Coloro i quali si disinteressano della caccia agli ebrei, magari col pretesto che fra i perseguitati si trova qualche capitalista fascista, concorrente di altri più grandi capitalisti; coloro i quali si ritenessero “estranei” alla lotta contro i cattolici, magari col pretesto che qualche cardinale fascista ha chiamato Mussolini “l’inviato della provvidenza”, tutti costoro, farebbero il giuoco del fascismo; come lo fanno i trotskisti, come quel certo Bonanni, i quali - a questi chiari di luna e dopo le grandiose esperienze della Spagna e della Francia - trovano che i socialisti non avrebbero altro da fare che... rompere l’unità d’azione coi comunisti!

Difendendo gli ebrei italiani, difendendo i cattolici italiani e ciò che resta delle loro organizzazioni, noi difendiamo gli interessi ed i diritti più elementari alla vita, al lavoro, alla libertà, di tutto il popolo. Unendoci tutti, cattolici e non cattolici, ebrei e non ebrei, in questa lotta per i più sacri diritti atrocemente calpestati del nostro popolo, noi neutralizzeremo l’azione fascista di divisione e lavoreremo per opporre vittoriosamente il popolo unito alla dittatura fascista che lo insanguina e lo affama; noi difenderemo vittoriosamente la pace contro le guerre d’aggressione che conduce la dittatura fascista e contro la sua complicità con l’hitlerismo nella politica che proprio in questi giorni minaccia di scatenare una nuova guerra mondiale.

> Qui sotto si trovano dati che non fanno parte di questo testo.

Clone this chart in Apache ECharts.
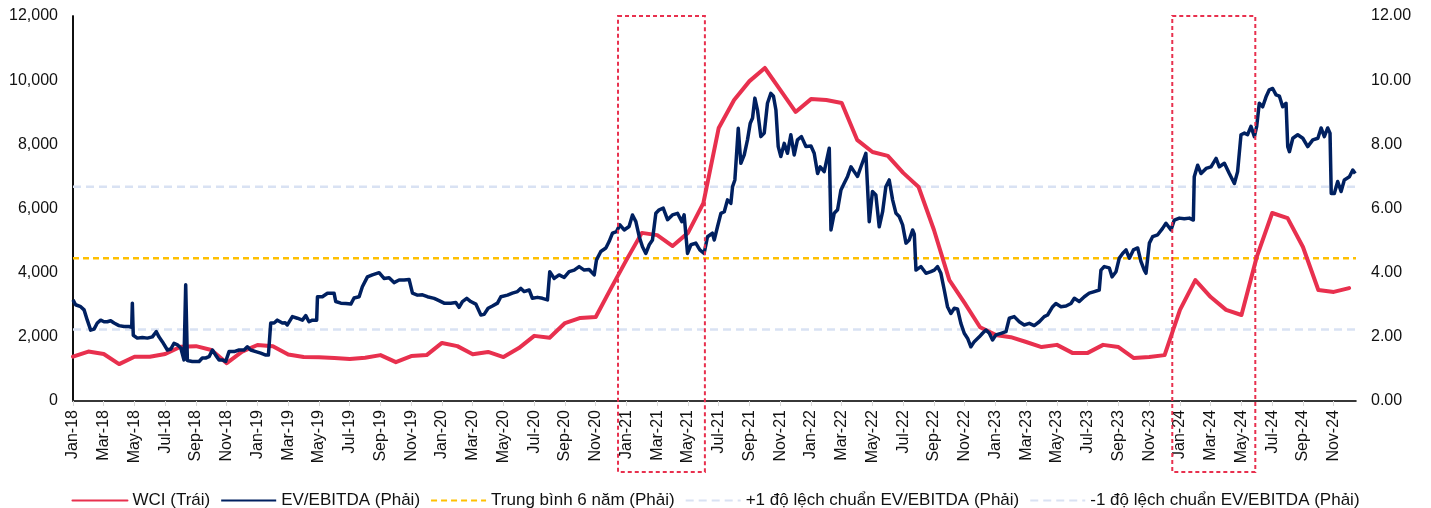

Difendendo gli ebrei boicottati, insultati, umiliati, sferzati a sangue dalla furia razzista del regime, noi difenderemo il patrimonio di civiltà del popolo italiano; impediremo che questo patrimonio venga completamente sommerso dalla barbarie fascista, che si vede costretta a cercare dei precedenti “giustificativi” nei secoli più oscuri del Medioevo.

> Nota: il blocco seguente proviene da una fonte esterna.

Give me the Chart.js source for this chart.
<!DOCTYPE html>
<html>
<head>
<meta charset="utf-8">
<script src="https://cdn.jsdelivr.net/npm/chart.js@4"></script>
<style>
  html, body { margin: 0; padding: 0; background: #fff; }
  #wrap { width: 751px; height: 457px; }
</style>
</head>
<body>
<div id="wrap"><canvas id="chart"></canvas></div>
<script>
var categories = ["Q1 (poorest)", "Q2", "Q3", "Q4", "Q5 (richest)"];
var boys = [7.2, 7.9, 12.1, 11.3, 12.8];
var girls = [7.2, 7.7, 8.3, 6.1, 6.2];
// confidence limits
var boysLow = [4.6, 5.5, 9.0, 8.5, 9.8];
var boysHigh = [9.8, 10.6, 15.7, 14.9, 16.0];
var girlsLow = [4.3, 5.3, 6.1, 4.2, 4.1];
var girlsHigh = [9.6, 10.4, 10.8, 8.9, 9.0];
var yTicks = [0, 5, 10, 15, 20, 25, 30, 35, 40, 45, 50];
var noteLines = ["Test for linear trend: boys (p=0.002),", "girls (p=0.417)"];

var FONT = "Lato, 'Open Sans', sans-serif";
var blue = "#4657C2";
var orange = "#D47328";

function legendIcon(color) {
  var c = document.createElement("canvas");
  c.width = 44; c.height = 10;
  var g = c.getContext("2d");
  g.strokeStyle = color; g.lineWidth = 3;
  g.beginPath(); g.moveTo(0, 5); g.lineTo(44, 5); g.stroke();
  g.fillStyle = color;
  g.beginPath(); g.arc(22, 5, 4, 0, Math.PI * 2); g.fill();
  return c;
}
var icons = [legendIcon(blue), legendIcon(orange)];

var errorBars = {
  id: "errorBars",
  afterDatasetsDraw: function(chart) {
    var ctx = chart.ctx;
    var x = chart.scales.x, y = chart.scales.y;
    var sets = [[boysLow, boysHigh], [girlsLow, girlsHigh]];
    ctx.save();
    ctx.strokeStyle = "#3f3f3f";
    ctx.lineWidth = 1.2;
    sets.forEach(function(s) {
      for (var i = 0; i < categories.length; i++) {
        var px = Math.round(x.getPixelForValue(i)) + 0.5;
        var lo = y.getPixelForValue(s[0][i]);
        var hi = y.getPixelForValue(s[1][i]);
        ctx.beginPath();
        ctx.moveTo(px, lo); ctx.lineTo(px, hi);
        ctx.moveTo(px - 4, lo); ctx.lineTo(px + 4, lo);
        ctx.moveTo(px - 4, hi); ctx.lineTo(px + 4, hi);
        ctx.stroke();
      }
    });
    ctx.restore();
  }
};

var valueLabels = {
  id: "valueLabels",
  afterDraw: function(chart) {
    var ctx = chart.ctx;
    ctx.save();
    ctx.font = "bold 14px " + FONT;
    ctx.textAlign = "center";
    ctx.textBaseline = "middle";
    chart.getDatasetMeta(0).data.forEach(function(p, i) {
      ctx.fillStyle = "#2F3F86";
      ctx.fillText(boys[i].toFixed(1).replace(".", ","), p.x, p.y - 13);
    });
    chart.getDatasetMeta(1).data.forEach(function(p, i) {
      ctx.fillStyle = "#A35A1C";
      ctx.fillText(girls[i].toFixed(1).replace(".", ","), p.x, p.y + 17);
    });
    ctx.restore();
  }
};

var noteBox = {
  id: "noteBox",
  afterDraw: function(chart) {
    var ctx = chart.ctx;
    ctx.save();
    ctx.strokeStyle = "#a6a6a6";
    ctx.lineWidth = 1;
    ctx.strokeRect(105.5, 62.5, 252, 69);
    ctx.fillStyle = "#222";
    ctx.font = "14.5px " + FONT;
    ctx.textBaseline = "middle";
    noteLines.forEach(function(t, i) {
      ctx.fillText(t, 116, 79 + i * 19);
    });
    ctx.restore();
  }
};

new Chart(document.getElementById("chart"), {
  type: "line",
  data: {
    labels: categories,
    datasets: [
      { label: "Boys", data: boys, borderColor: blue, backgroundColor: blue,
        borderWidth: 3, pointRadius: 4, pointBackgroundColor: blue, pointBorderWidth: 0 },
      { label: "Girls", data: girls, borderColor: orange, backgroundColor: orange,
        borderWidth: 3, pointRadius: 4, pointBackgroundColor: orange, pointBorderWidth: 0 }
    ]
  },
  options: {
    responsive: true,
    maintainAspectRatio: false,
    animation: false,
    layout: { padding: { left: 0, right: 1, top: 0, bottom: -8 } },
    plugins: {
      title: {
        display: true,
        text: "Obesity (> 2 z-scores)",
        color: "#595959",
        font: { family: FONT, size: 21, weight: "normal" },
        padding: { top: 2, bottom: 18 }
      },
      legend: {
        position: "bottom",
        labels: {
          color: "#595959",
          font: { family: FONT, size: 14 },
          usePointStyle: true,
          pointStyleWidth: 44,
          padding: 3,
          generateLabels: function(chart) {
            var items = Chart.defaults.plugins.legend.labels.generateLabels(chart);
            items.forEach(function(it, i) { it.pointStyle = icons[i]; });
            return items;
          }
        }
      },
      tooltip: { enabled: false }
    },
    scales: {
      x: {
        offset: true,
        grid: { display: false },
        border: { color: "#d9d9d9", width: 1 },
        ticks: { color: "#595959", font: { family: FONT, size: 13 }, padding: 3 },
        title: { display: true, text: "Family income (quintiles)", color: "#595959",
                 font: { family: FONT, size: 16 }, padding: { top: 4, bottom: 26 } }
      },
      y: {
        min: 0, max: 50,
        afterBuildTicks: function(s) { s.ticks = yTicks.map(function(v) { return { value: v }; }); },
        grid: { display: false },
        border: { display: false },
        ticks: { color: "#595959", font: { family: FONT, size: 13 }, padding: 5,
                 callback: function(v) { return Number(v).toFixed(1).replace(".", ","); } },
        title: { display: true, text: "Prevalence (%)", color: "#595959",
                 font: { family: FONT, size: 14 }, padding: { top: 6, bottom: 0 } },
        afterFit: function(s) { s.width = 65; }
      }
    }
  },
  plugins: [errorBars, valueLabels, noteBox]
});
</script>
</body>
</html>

Dobbiamo difendere i diritti inalienabili degli ebrei italiani, come cittadini italiani uguali a tutti gli altri, in Italia e sul terreno internazionale. In quest’ultimo campo, possiamo registrare un primo successo. Il segretario permanente della conferenza di Evian - la quale non aveva riconosciuto in pieno l’importanza del problema dei rifugiati italiani - ha deciso recentemente di riesaminare il problema, alla luce del fatto nuovo creato dal neo razzismo fascista. Durante la sessione attuale del consiglio della Società delle nazioni, una delegazione della democrazia italiana sarà ricevuta dai vari organismi competenti di Ginevra, ai quali chiederà che le più serie misure di tutela siano prese in favore degli ebrei e di tutti i rifugiati politici italiani.

La difesa degli ebrei e delle residue organizzazioni cattoliche è un aspetto importante della lotta del popolo contro le aggressioni in corso del fascismo in Spagna e in Etiopia; contro la nuova guerra mondiale che l’asse fascista sta per scatenare; è un aspetto della nostra lotta per la disfatta del fascismo e per la conquista della pace e della libertà in Italia, affinché il nostro paese torni ad essere un fattore di civiltà e di progresso nel mondo.